_Direction_
Omit all pictures, then retype the data exactly as given.

[Begin]

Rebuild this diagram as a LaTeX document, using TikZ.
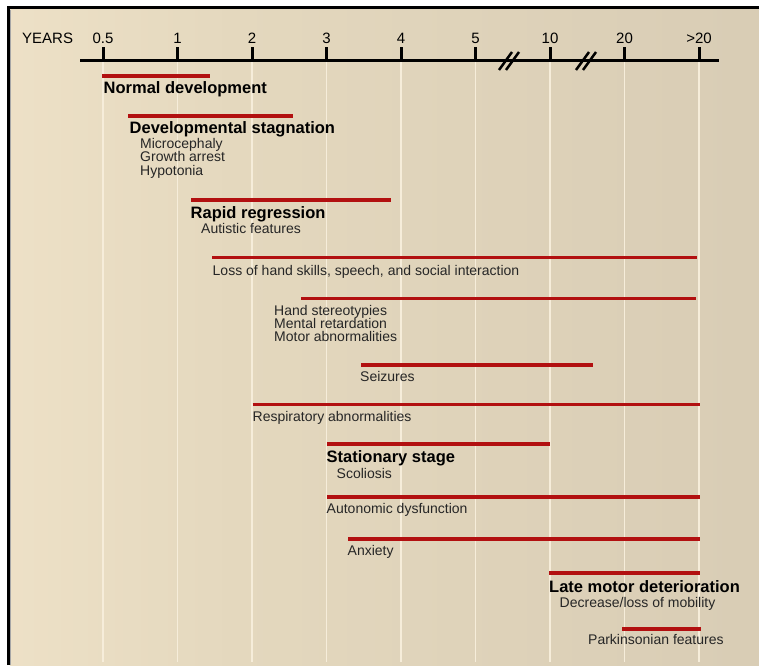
\documentclass[tikz,border=0pt]{standalone}
\usepackage{fontspec}
\setmainfont{Liberation Sans}
\usepackage{tikz}
\usetikzlibrary{positioning}
\definecolor{barred}{RGB}{178,16,16}
\definecolor{gridcol}{RGB}{246,237,218}
\definecolor{bgA}{RGB}{252,242,222}
\definecolor{bgB}{RGB}{243,230,204}
\definecolor{bgC}{RGB}{228,216,190}
\definecolor{bgD}{RGB}{218,206,182}
\definecolor{bgE}{RGB}{210,199,176}
\pgfdeclarehorizontalshading{paper}{100bp}{color(0bp)=(bgA); color(15bp)=(bgB); color(40bp)=(bgC); color(70bp)=(bgD); color(100bp)=(bgE)}

\begin{document}
\begin{tikzpicture}[x=1pt,y=-1pt,
    phase/.style={anchor=base west,inner sep=0pt,font=\bfseries\fontsize{16.5}{18}\selectfont},
    sign/.style={anchor=base west,inner sep=0pt,text=black!85,font=\fontsize{14}{15}\selectfont},
    yr/.style={anchor=base,inner sep=0pt,font=\fontsize{15}{16}\selectfont},
    bar/.style={barred,line width=3.4pt}]
      \useasboundingbox (0,0) rectangle (759,665);
      \fill[white] (0,0) rectangle (759,665);
      \shade[shading=paper] (9.75,8.75) rectangle (759,665);
      \draw[black!35,line width=1pt] (10.5,665) -- (10.5,9.5);
      \draw[line width=2.5pt] (8.5,665) -- (8.5,7.5) -- (759,7.5);
      % time axis
      \foreach \i/\lab in {0/0.5,1/1,2/2,3/3,4/4,5/5,6/10,7/20,8/>20} {
        \draw[gridcol,line width=1.5pt] (103+74.5*\i,60) -- (103+74.5*\i,662);
        \draw[line width=3pt] (103+74.5*\i,47) -- (103+74.5*\i,60);
        \node[yr] (t\i) at (103+74.5*\i,43) {\lab};
      }
      \node[yr,anchor=base west] (years) at (22,43) {YEARS};
      \draw[line width=3pt] (80,60) -- (719,60);
      \foreach \b in {499,576} {
        \draw[line width=2.5pt] (\b,70) -- (\b+13,52);
        \draw[line width=2.5pt] (\b+7,70) -- (\b+20,52);
      }
      % bars
      \foreach \y/\a/\b in {76/102/210, 116/128/293, 200/191/391, 257.5/212/697,
          298.3/301/696, 365/361/593, 404.3/252.5/700, 444/327/550,
          497/327/700, 539/348/700, 573/549/700, 629/622/701}
        \draw[bar] (\a,\y) -- (\b,\y);
      % stages and signs
      \node[phase] (normal) at (103.5,93) {Normal development};
      \node[phase] (stagnation) at (129.5,133) {Developmental stagnation};
      \node[sign] (micro) at (140,148) {Microcephaly};
      \node[sign] (growth) at (140,161.5) {Growth arrest};
      \node[sign] (hypo) at (140,175) {Hypotonia};
      \node[phase] (regression) at (190.5,218) {Rapid regression};
      \node[sign] (autistic) at (201,233) {Autistic features};
      \node[sign] (loss) at (212.5,275) {Loss of hand skills, speech, and social interaction};
      \node[sign] (hand) at (274,315) {Hand stereotypies};
      \node[sign] (mental) at (274,328) {Mental retardation};
      \node[sign] (motor) at (274,341) {Motor abnormalities};
      \node[sign] (seizures) at (360,381.5) {Seizures};
      \node[sign] (resp) at (252.5,421.5) {Respiratory abnormalities};
      \node[phase] (stationary) at (326.5,462) {Stationary stage};
      \node[sign] (scoliosis) at (336.5,478) {Scoliosis};
      \node[sign] (autonomic) at (326.5,513) {Autonomic dysfunction};
      \node[sign] (anxiety) at (347.5,555) {Anxiety};
      \node[phase] (late) at (549,592) {Late motor deterioration};
      \node[sign] (mobility) at (559.5,607) {Decrease/loss of mobility};
      \node[sign] (parkinson) at (588,644) {Parkinsonian features};
    \end{tikzpicture}
\end{document}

[End]

_Solution_
Rebuild this diagram as a LaTeX document, using TikZ.
\documentclass[tikz,border=0pt]{standalone}
\usepackage{fontspec}
\setmainfont{Liberation Sans}
\usepackage{tikz}
\usetikzlibrary{positioning}
\definecolor{barred}{RGB}{178,16,16}
\definecolor{gridcol}{RGB}{246,237,218}
\definecolor{bgA}{RGB}{252,242,222}
\definecolor{bgB}{RGB}{243,230,204}
\definecolor{bgC}{RGB}{228,216,190}
\definecolor{bgD}{RGB}{218,206,182}
\definecolor{bgE}{RGB}{210,199,176}
\pgfdeclarehorizontalshading{paper}{100bp}{color(0bp)=(bgA); color(15bp)=(bgB); color(40bp)=(bgC); color(70bp)=(bgD); color(100bp)=(bgE)}

\begin{document}
\begin{tikzpicture}[x=1pt,y=-1pt,
    phase/.style={anchor=base west,inner sep=0pt,font=\bfseries\fontsize{16.5}{18}\selectfont},
    sign/.style={anchor=base west,inner sep=0pt,text=black!85,font=\fontsize{14}{15}\selectfont},
    yr/.style={anchor=base,inner sep=0pt,font=\fontsize{15}{16}\selectfont},
    bar/.style={barred,line width=3.4pt}]
      \useasboundingbox (0,0) rectangle (759,665);
      \fill[white] (0,0) rectangle (759,665);
      \shade[shading=paper] (9.75,8.75) rectangle (759,665);
      \draw[black!35,line width=1pt] (10.5,665) -- (10.5,9.5);
      \draw[line width=2.5pt] (8.5,665) -- (8.5,7.5) -- (759,7.5);
      % time axis
      \foreach \i/\lab in {0/0.5,1/1,2/2,3/3,4/4,5/5,6/10,7/20,8/>20} {
        \draw[gridcol,line width=1.5pt] (103+74.5*\i,60) -- (103+74.5*\i,662);
        \draw[line width=3pt] (103+74.5*\i,47) -- (103+74.5*\i,60);
        \node[yr] (t\i) at (103+74.5*\i,43) {\lab};
      }
      \node[yr,anchor=base west] (years) at (22,43) {YEARS};
      \draw[line width=3pt] (80,60) -- (719,60);
      \foreach \b in {499,576} {
        \draw[line width=2.5pt] (\b,70) -- (\b+13,52);
        \draw[line width=2.5pt] (\b+7,70) -- (\b+20,52);
      }
      % bars
      \foreach \y/\a/\b in {76/102/210, 116/128/293, 200/191/391, 257.5/212/697,
          298.3/301/696, 365/361/593, 404.3/252.5/700, 444/327/550,
          497/327/700, 539/348/700, 573/549/700, 629/622/701}
        \draw[bar] (\a,\y) -- (\b,\y);
      % stages and signs
      \node[phase] (normal) at (103.5,93) {Normal development};
      \node[phase] (stagnation) at (129.5,133) {Developmental stagnation};
      \node[sign] (micro) at (140,148) {Microcephaly};
      \node[sign] (growth) at (140,161.5) {Growth arrest};
      \node[sign] (hypo) at (140,175) {Hypotonia};
      \node[phase] (regression) at (190.5,218) {Rapid regression};
      \node[sign] (autistic) at (201,233) {Autistic features};
      \node[sign] (loss) at (212.5,275) {Loss of hand skills, speech, and social interaction};
      \node[sign] (hand) at (274,315) {Hand stereotypies};
      \node[sign] (mental) at (274,328) {Mental retardation};
      \node[sign] (motor) at (274,341) {Motor abnormalities};
      \node[sign] (seizures) at (360,381.5) {Seizures};
      \node[sign] (resp) at (252.5,421.5) {Respiratory abnormalities};
      \node[phase] (stationary) at (326.5,462) {Stationary stage};
      \node[sign] (scoliosis) at (336.5,478) {Scoliosis};
      \node[sign] (autonomic) at (326.5,513) {Autonomic dysfunction};
      \node[sign] (anxiety) at (347.5,555) {Anxiety};
      \node[phase] (late) at (549,592) {Late motor deterioration};
      \node[sign] (mobility) at (559.5,607) {Decrease/loss of mobility};
      \node[sign] (parkinson) at (588,644) {Parkinsonian features};
    \end{tikzpicture}
\end{document}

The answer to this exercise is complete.